#### [What the exercise asks]
Reproduce exactly, and nothing else, the lines from the one that contains "Write the matplotlib code for this chart." through the one that contains "from matplotlib.patches import Rectangle". Leave the pictures out.

#### [Records provided]
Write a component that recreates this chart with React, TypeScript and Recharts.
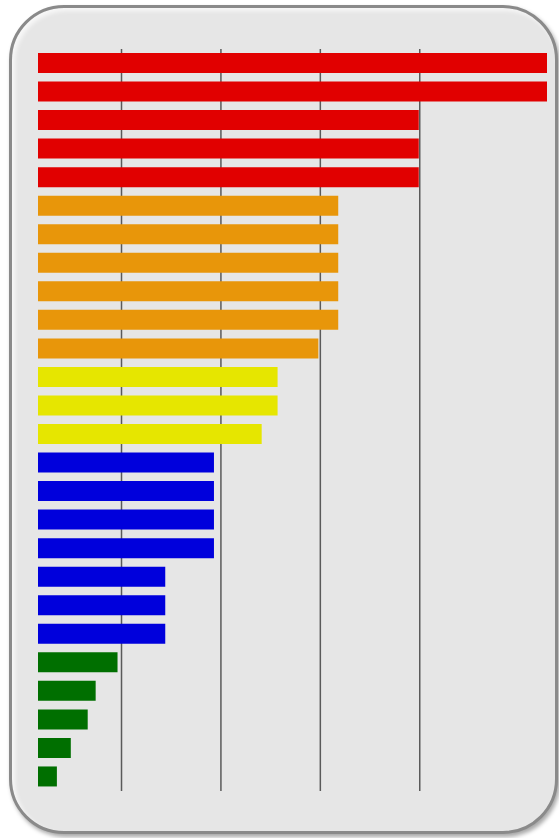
import React from 'react';
import { BarChart, Bar, XAxis, YAxis, CartesianGrid, Cell } from 'recharts';

// values, one unit = one grid step
const redValues = [5.28, 5.28, 3.99, 3.99, 3.99];
const orangeValues = [3.18, 3.18, 3.18, 3.18, 3.18, 2.98];
const yellowValues = [2.57, 2.57, 2.41];
const blueValues = [1.93, 1.93, 1.93, 1.93, 1.44, 1.44, 1.44];
const greenValues = [0.96, 0.74, 0.66, 0.49, 0.35];

const groupColors = {
  red: '#e10000',
  orange: '#e8960a',
  yellow: '#e6e600',
  blue: '#0000dc',
  green: '#006f00',
};

const gridTicks = [1, 2, 3, 4];
const valueDomain: [number, number] = [0.16, 5.28];

const groups: [keyof typeof groupColors, number[]][] = [
  ['red', redValues],
  ['orange', orangeValues],
  ['yellow', yellowValues],
  ['blue', blueValues],
  ['green', greenValues],
];

const data = groups.flatMap(([group, values]) =>
  values.map((value, i) => ({ name: `${group}-${i + 1}`, group, value }))
);

// only the inner ticks get a grid line, no lines on the plot edges
const gridX = ({ offset }: any) => {
  const [d0, d1] = valueDomain;
  return gridTicks.map((t) => offset.left + ((t - d0) / (d1 - d0)) * offset.width);
};

const App = () => {
  return (
    <div style={{ position: 'absolute', left: 0, top: 0, width: 559, height: 838, background: '#fff', overflow: 'hidden' }}>
      {/* rounded panel */}
      <div
        style={{
          position: 'absolute',
          left: 9,
          top: 5,
          width: 543,
          height: 823,
          borderRadius: 55,
          background: '#e6e6e6',
          border: '3px solid #8a8a8a',
          boxShadow: 'inset 3px 3px 4px rgba(255,255,255,0.7), 2px 3px 4px rgba(0,0,0,0.35)',
        }}
      />
      <div style={{ position: 'absolute', left: 0, top: 0 }}>
        <BarChart
          width={559}
          height={838}
          data={data}
          layout="vertical"
          margin={{ top: 49, right: 12, bottom: 47, left: 38 }}
          barSize={20}
        >
          <CartesianGrid horizontal={false} stroke="#5a5a5a" strokeWidth={1.5} verticalCoordinatesGenerator={gridX} />
          <XAxis type="number" domain={valueDomain} ticks={gridTicks} hide allowDataOverflow />
          <YAxis type="category" dataKey="name" hide />
          <Bar dataKey="value" isAnimationActive={false}>
            {data.map((d) => (
              <Cell key={d.name} fill={groupColors[d.group]} />
            ))}
          </Bar>
        </BarChart>
      </div>
    </div>
  );
};

export default App;
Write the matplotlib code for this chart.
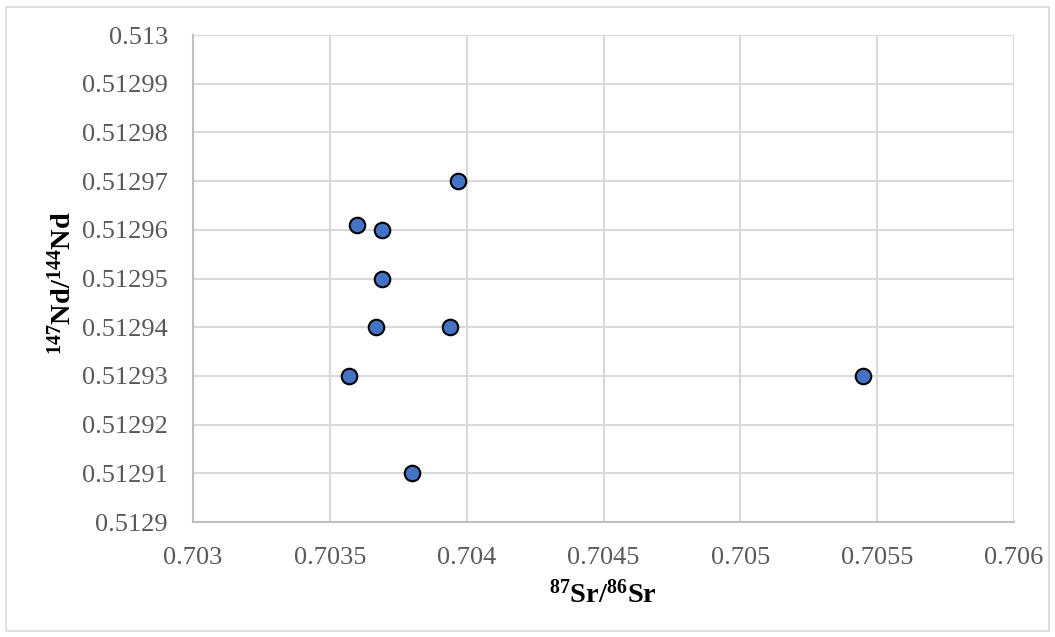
import numpy as np
import matplotlib.pyplot as plt
from matplotlib.patches import Rectangle

# Sr-Nd isotope ratios
sr_ratio = [0.70397, 0.70360, 0.70369, 0.70369, 0.70367, 0.70394, 0.70357, 0.70380, 0.70545]
nd_ratio = [0.51297, 0.512961, 0.51296, 0.51295, 0.51294, 0.51294, 0.51293, 0.51291, 0.51293]

x_ticks = [0.703, 0.7035, 0.704, 0.7045, 0.705, 0.7055, 0.706]
x_tick_labels = ["0.703", "0.7035", "0.704", "0.7045", "0.705", "0.7055", "0.706"]
y_ticks = [0.5129, 0.51291, 0.51292, 0.51293, 0.51294, 0.51295, 0.51296, 0.51297, 0.51298, 0.51299, 0.513]
y_tick_labels = ["0.5129", "0.51291", "0.51292", "0.51293", "0.51294", "0.51295",
                 "0.51296", "0.51297", "0.51298", "0.51299", "0.513"]

plt.rcParams['font.family'] = ['Liberation Serif', 'DejaVu Serif']
plt.rcParams['mathtext.fontset'] = 'custom'
plt.rcParams['mathtext.rm'] = 'Liberation Serif'
plt.rcParams['mathtext.bf'] = 'Liberation Serif:bold'

fig = plt.figure(figsize=(10.55, 6.37), dpi=100)
ax = fig.add_axes([193 / 1055, 1 - 522 / 637, (1014 - 193) / 1055, (522 - 35) / 637])

ax.scatter(sr_ratio, nd_ratio, s=125, color='#4472C4', edgecolors='black',
           linewidths=1.5, zorder=3)

ax.set_xlim(0.703, 0.706)
ax.set_ylim(0.5129, 0.513)
ax.set_xticks(x_ticks)
ax.set_xticklabels(x_tick_labels)
ax.set_yticks(y_ticks)
ax.set_yticklabels(y_tick_labels)
ax.tick_params(length=0, labelsize=19, labelcolor='#595959')
ax.tick_params(axis='y', pad=18)
ax.tick_params(axis='x', pad=18)

ax.grid(True, color='#D9D9D9', linewidth=1.5)
ax.set_axisbelow(True)
for side in ['top', 'right']:
    ax.spines[side].set_visible(False)
for side in ['left', 'bottom']:
    ax.spines[side].set_color('#BFBFBF')
    ax.spines[side].set_linewidth(1.5)

ax.set_xlabel(r'$\mathbf{^{87}Sr/^{86}Sr}$', fontsize=20.5)
ax.set_ylabel(r'$\mathbf{^{147}Nd/^{144}Nd}$', fontsize=20.5)
ax.xaxis.set_label_coords(0.499, -0.12)
ax.yaxis.set_label_coords(-0.142, 0.49)

# light frame around the whole chart
fig.patches.append(Rectangle((6 / 1055, 6 / 637), 1 - 12 / 1055, 1 - 13 / 637,
                             transform=fig.transFigure, fill=False,
                             edgecolor='#D9D9D9', linewidth=1.2))

fig.savefig('out.png', dpi=100, facecolor='white')
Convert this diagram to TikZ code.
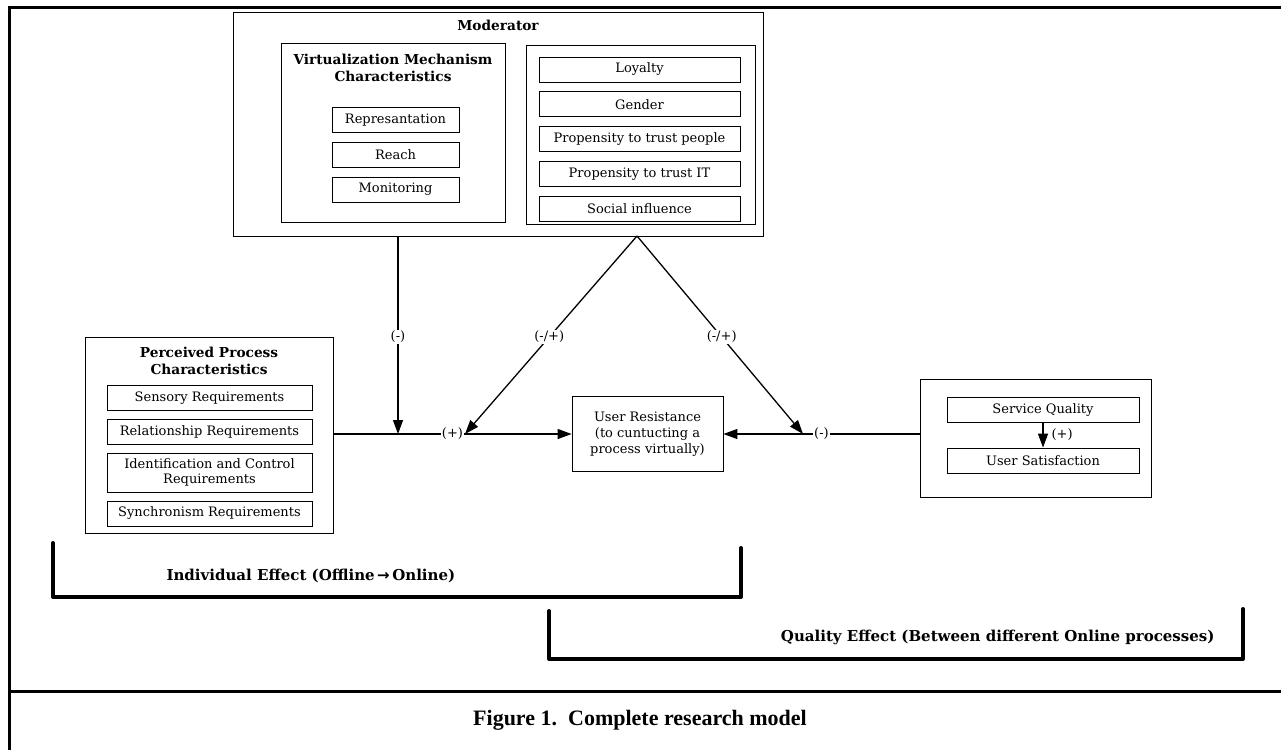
\documentclass[tikz,border=0pt]{standalone}
\usepackage{fontspec}
\setmainfont{DejaVu Serif}
\newfontfamily\captionfont{Liberation Serif}
\newfontfamily\symfont{DejaVu Sans}
\usetikzlibrary{
  arrows.meta,
  positioning
}
\tikzset{
  x=1pt, y=-1pt,
  box/.style={
    draw,
    line width=0.8pt,
    inner sep=0pt
  },
  item/.style={
    box,
    minimum height=25pt,
    font=\fontsize{13}{15}\selectfont
  },
  heading/.style={
    inner sep=0pt,
    align=center,
    font=\bfseries\fontsize{13.7}{17}\selectfont
  },
  link/.style={
    line width=1.3pt,
    -{Triangle[length=14pt,width=10pt]}
  },
  sign/.style={
    fill=white,
    inner sep=1pt,
    font=\fontsize{13}{15}\selectfont
  },
  frame/.style={line width=3pt},
  bracket/.style={line width=4pt, line cap=round, line join=round},
  effect/.style={font=\bfseries\fontsize{15}{17}\selectfont}
}

\begin{document}
\begin{tikzpicture}
  \useasboundingbox (0,0) rectangle (1281,750);
  % outer frame
  \draw[frame] (8,7) -- (1281,7);
  \draw[frame] (9,7) -- (9,750);
  \draw[frame] (9,691) -- (1281,691);

  % moderator
  \node[box, minimum width=530pt, minimum height=224pt] (moderator) at (498,124) {};
  \node[heading, below=8pt of moderator.north] (modtitle) {Moderator};
  \node[box, minimum width=224pt, minimum height=179pt] (vmc) at (393,132.5) {};
  \node[heading, below=11pt of vmc.north] (vmctitle) {Virtualization Mechanism\\Characteristics};
  \node[item, minimum width=127pt] (repr) at (395.5,120) {Represantation};
  \node[item, minimum width=127pt, below=9pt of repr] (reach) {Reach};
  \node[item, minimum width=127pt, below=9pt of reach] (monitor) {Monitoring};
  \node[box, minimum width=229pt, minimum height=179pt] (traits) at (640.5,134.5) {};
  \node[item, minimum width=201pt] (loyalty) at (639.5,69.5) {Loyalty};
  \node[item, minimum width=201pt, below=9pt of loyalty] (gender) {Gender};
  \node[item, minimum width=201pt, below=9pt of gender] (trustpeople) {Propensity to trust people};
  \node[item, minimum width=201pt, below=9pt of trustpeople] (trustit) {Propensity to trust IT};
  \node[item, minimum width=201pt, below=9pt of trustit] (social) {Social influence};

  % perceived process characteristics
  \node[box, minimum width=248pt, minimum height=196pt] (ppc) at (209,435) {};
  \node[heading, below=10pt of ppc.north] (ppctitle) {Perceived Process\\Characteristics};
  \node[item, minimum width=205pt] (sensory) at (209.5,398) {Sensory Requirements};
  \node[item, minimum width=205pt, below=8pt of sensory] (relation) {Relationship Requirements};
  \node[item, minimum width=205pt, minimum height=39pt, align=center, below=8pt of relation] (ident) {Identification and Control\\Requirements};
  \node[item, minimum width=205pt, below=8pt of ident] (synchron) {Synchronism Requirements};

  % user resistance
  \node[box, minimum width=151pt, minimum height=75pt, align=center,
    font=\fontsize{13}{16}\selectfont] (resist) at (647.5,434)
    {User Resistance\\(to cuntucting a\\process virtually)};

  % quality
  \node[box, minimum width=231pt, minimum height=118pt] (quality) at (1035.5,438) {};
  \node[item, minimum width=192pt] (service) at (1043,409.5) {Service Quality};
  \node[item, minimum width=192pt] (satisfy) at (1043,460.5) {User Satisfaction};

  \coordinate (modfoot) at (398,236);
  \coordinate (apex) at (637,236);
  \coordinate (jdown) at (398,434);
  \coordinate (jleft) at (465,434);
  \coordinate (jright) at (803,434);

  \draw[link] (ppc.east |- resist.west) -- node[sign, pos=.5] {(+)} (resist.west);
  \draw[link] (quality.west |- resist.east) -- node[sign, pos=.5] {(-)} (resist.east);
  \draw[link] (modfoot) -- node[sign, pos=.51] {(-)} (jdown);
  \draw[link] (apex) -- node[sign, pos=.51] {(-/+)} (jleft);
  \draw[link] (apex) -- node[sign, pos=.51] {(-/+)} (jright);
  \draw[link] (service) -- node[sign, fill=none, right=7pt] {(+)} (satisfy);

  % effects
  \draw[bracket] (53,543) -- (53,597) -- (741,597) -- (741,548);
  \node[effect, anchor=west] (indiv) at (163,576) {Individual Effect (Offline\,{\symfont\bfseries →}\,Online)};
  \draw[bracket] (549,611) -- (549,659) -- (1243,659) -- (1243,609);
  \node[effect, anchor=east] (qualeff) at (1218,637) {Quality Effect (Between different Online processes)};

  \node[font=\captionfont\bfseries\fontsize{22}{24}\selectfont] (caption) at (640,720)
    {Figure 1.\ \ Complete research model};
\end{tikzpicture}
\end{document}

#### [Exercise response]
Write the matplotlib code for this chart.
import numpy as np
import matplotlib.pyplot as plt
from matplotlib.patches import Rectangle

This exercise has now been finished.